In 2016, Congress authorized the Department of Defense (DoD) to establish the civilian CES personnel system as an Enterprise-wide approach to effectively manage civilian cyber professionals.
According to Lt. Cmdr. Lauren Zack, FCC deputy for Human Resources, FCC will issue one-time ‘opt-in/out’ conversion letters to affected civilian personnel beginning in late May, and each employee has 30-days to either accept or decline voluntary conversion into CES. All of FCC (HQs and operational commands) are expected to convert into CES within the Department of the Navy personnel system by August 18.
“The conversion into CES for current GS employees is voluntary,” said Zack. “If an employee declines to voluntarily convert to CES, the CES-designated position will be converted to CES when vacated by the employee. An employee’s decision to decline an offer to convert voluntarily to the excepted service will be final, although the employee may compete for other positions in CES.”
U.S. Fleet Forces Command is responsible for CES implementation, and the Director, Civilian Human Resources, Scott Raye, is leading the CES conversion effort. Raye has held several briefings for civilian employees across different commands who are affected by the conversion.

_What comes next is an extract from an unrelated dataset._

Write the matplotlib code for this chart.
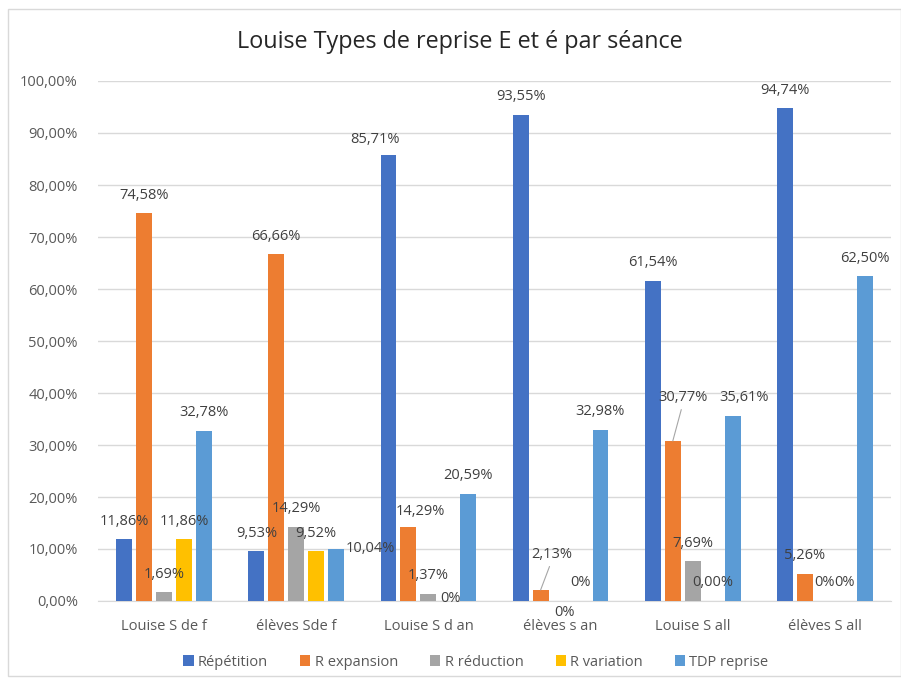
import matplotlib
matplotlib.use("Agg")
import matplotlib.pyplot as plt
from matplotlib.patches import Rectangle
import numpy as np

categories = ["Louise S de f", "élèves Sde f", "Louise S d an", "élèves s an", "Louise S all", "élèves S all"]
series_names = ["Répétition", "R expansion", "R réduction", "R variation", "TDP reprise"]
repetition = [11.86, 9.53, 85.71, 93.55, 61.54, 94.74]
r_expansion = [74.58, 66.66, 14.29, 2.13, 30.77, 5.26]
r_reduction = [1.69, 14.29, 1.37, 0.0, 7.69, 0.0]
r_variation = [11.86, 9.52, 0.0, 0.0, 0.0, 0.0]
tdp_reprise = [32.78, 10.04, 20.59, 32.98, 35.61, 62.50]
labels = [
    ["11,86%", "9,53%", "85,71%", "93,55%", "61,54%", "94,74%"],
    ["74,58%", "66,66%", "14,29%", "2,13%", "30,77%", "5,26%"],
    ["1,69%", "14,29%", "1,37%", "0%", "7,69%", "0%"],
    ["11,86%", "9,52%", "0%", "0%", "0,00%", "0%"],
    ["32,78%", "10,04%", "20,59%", "32,98%", "35,61%", "62,50%"],
]
yticks = [0, 10, 20, 30, 40, 50, 60, 70, 80, 90, 100]
ytick_labels = ["0,00%", "10,00%", "20,00%", "30,00%", "40,00%", "50,00%",
                "60,00%", "70,00%", "80,00%", "90,00%", "100,00%"]

values = [repetition, r_expansion, r_reduction, r_variation, tdp_reprise]
colors = ["#4472C4", "#ED7D31", "#A5A5A5", "#FFC000", "#5B9BD5"]

FONT = ["Open Sans", "DejaVu Sans"]
plt.rcParams["font.family"] = FONT

W, H = 901, 683
fig = plt.figure(figsize=(W / 100, H / 100), dpi=100)
fig.patch.set_facecolor("white")

# chart border
fig.add_artist(Rectangle((8 / W, 7 / H), (W - 8) / W, (H - 16) / H, transform=fig.transFigure,
                         fill=False, edgecolor="#D9D9D9", lw=1.0))

left, right, bottom, top = 98, 891, 601, 81
ax = fig.add_axes([left / W, 1 - bottom / H, (right - left) / W, (bottom - top) / H])

x = np.arange(len(categories))
bw = 0.121
step = 0.151
for i, (vals, c, name) in enumerate(zip(values, colors, series_names)):
    ax.bar(x + (i - 2) * step, vals, width=bw, color=c, label=name, zorder=3)

ax.set_xlim(-0.5, len(categories) - 0.5)
ax.set_ylim(0, 100)
ax.set_yticks(yticks)
ax.set_yticklabels(ytick_labels)
ax.set_xticks(x)
ax.set_xticklabels(categories)
ax.tick_params(axis="both", length=0, colors="#595959", labelsize=10.5)
ax.tick_params(axis="y", pad=14.5)
ax.tick_params(axis="x", pad=13)
ax.grid(axis="y", color="#D9D9D9", lw=1.0, zorder=0)
for s in ["top", "right", "left"]:
    ax.spines[s].set_visible(False)
ax.spines["bottom"].set_color("#D9D9D9")
ax.spines["bottom"].set_zorder(1)

# label offsets (pixels, dx right, dy up) relative to bar top; default (0, 18)
custom = {
    (4, 1): (34, 0),
    (0, 2): (-14, 16),
    (1, 2): (12, 15),
    (3, 2): (2, 3),
    (1, 3): (11, 35),
    (2, 3): (4, -12),
    (1, 4): (10, 43),
    (4, 4): (11, 18),
}
leaders = {(1, 3), (1, 4)}
px2pt = 0.72
for i, vals in enumerate(values):
    for j, v in enumerate(vals):
        dx, dy = custom.get((i, j), (0, 18))
        xp = x[j] + (i - 2) * step
        kw = {}
        if (i, j) in leaders:
            kw["arrowprops"] = dict(arrowstyle="-", color="#A6A6A6", lw=0.8,
                                    shrinkA=1, shrinkB=0, relpos=(0.5, 0.1))
        ax.annotate(labels[i][j], xy=(xp, v), xytext=(dx * px2pt, dy * px2pt),
                    textcoords="offset points", ha="center", va="center",
                    fontsize=10.5, color="#404040", zorder=5, annotation_clip=False, **kw)

fig.text(460 / W, 1 - 42 / H, "Louise Types de reprise E et é par séance",
         ha="center", va="center", fontsize=16.8, color="#262626")

handles, lbls = ax.get_legend_handles_labels()
fig.legend(handles, lbls, loc="center", bbox_to_anchor=(476 / W, 1 - 662 / H), ncol=5,
           frameon=False, fontsize=10.5, labelcolor="#595959",
           handlelength=0.7, handleheight=0.7, handletextpad=0.3, columnspacing=2.2)

fig.savefig("out.png", dpi=100, facecolor="white")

“The workforce briefings were designed to ensure all affected employees understood that all DoD Cyber Personnel currently assigned to the competitive service (GS) will be converted to CES, and the GS pay code will be converted to the excepted service (GG),” said Raye. “In addition, I provided them with an overview of how CES came about, implications to the employee and supervisor, changes to expect, as well as the implementation timeline.”
The new system was created to promote a culture that is based upon mission requirements and employee capabilities.
“CES provides agencies with the needed agility and flexibility for the recruitment, retention, and development of high quality cyber professionals,” said Raye. “This helps to further enhance the strategic goals of the Office of the Department of Defense, Chief Information Officer, Principal Cyber Advisor, and U.S. Cyber Command (CYBERCOM).”
CES implementation and hiring, which applies to positions that perform, manage, supervise, or support functions necessary to execute the responsibilities of CYBERCOM, is being implemented in phases. Phase I began in August 2017 with the United States Cyber Command, Joint Force Headquarters-DoD Information Networks, and Office of the Deputy Chief Information Officer for Cybersecurity. Beginning August 2019, Phase II implementation and hiring will occur at Defense Information Systems Agency and the Service Cyber Components. Following the completion of Phase II, Phase III conversion is projected to commence beginning in in Jan 2023 based on forthcoming congressional and DoD guidance.
Under CES, employees will be converted from the competitive service to the excepted service with no change in salary, grade, job title, position or duties.
“In order to convert positions that were previously classified under the competitive service, a CES position description cover sheet will be utilized to align positions to elements of the CES occupational structure,” said Raye. “During the CES conversion process, the integrity of the position (title, occupational series, duties, qualification, and grade) will remain unchanged at the point of conversion.”
Current employees will not see a change in pay or lose their competitive status when they convert to CES. Any completed probationary periods will be grandfathered in and documented career-ladders will continue. Converting from the competitive service to CES will not impact an employee’s federal benefits, current protections and appeal rights.
Some of the changes implemented by CES for current DoD employees include: future compensation initiatives, future rotational assignments across the DoD cyber community, promotions and quality step increase awards up to step 12, and qualification-based requirements for promotion.
“High value is placed on experience, which transcends the typical time-based approach in the competitive service,” said Raye. “Promotions within CES are qualification based with no time-in-grade requirements for advancement.”
In order to keep up with civilian markets, compensation under CES leverages a market-based pay structure to deliver competitive compensation packages. Under CES, new hires will be appointed under excepted service appointment authorities versus competitive service authorities.
“In order to fast-track the hiring of a civilian workforce, CES is designed to give hiring managers the discretion to utilize direct hire authority and spot hire through agile recruitment sourcing outside the traditional confines of the USAJobs platform,” said Raye. “Under CES, applicants can be sourced by any legal means, with or without public notification and/or vacancy announcements, therefore streamlining the recruitment process.”
Additional information regarding CES conversion and specific POCs for each CES functional area will be released in the near future. Employees should contact their local servicing Human Resources Office for additional information regarding their organization’s specific procedures for implementing CES authorities and flexibilities.
FCC is responsible for Navy information network operations, offensive and defensive cyberspace operations, space operations and signals intelligence. C10F is the operational arm of Fleet Cyber Command and executes its mission through a task force structure similar to other warfare commanders. In this role, C10F provides support of Navy and joint missions in cyber/networks, cryptologic/signals intelligence and space.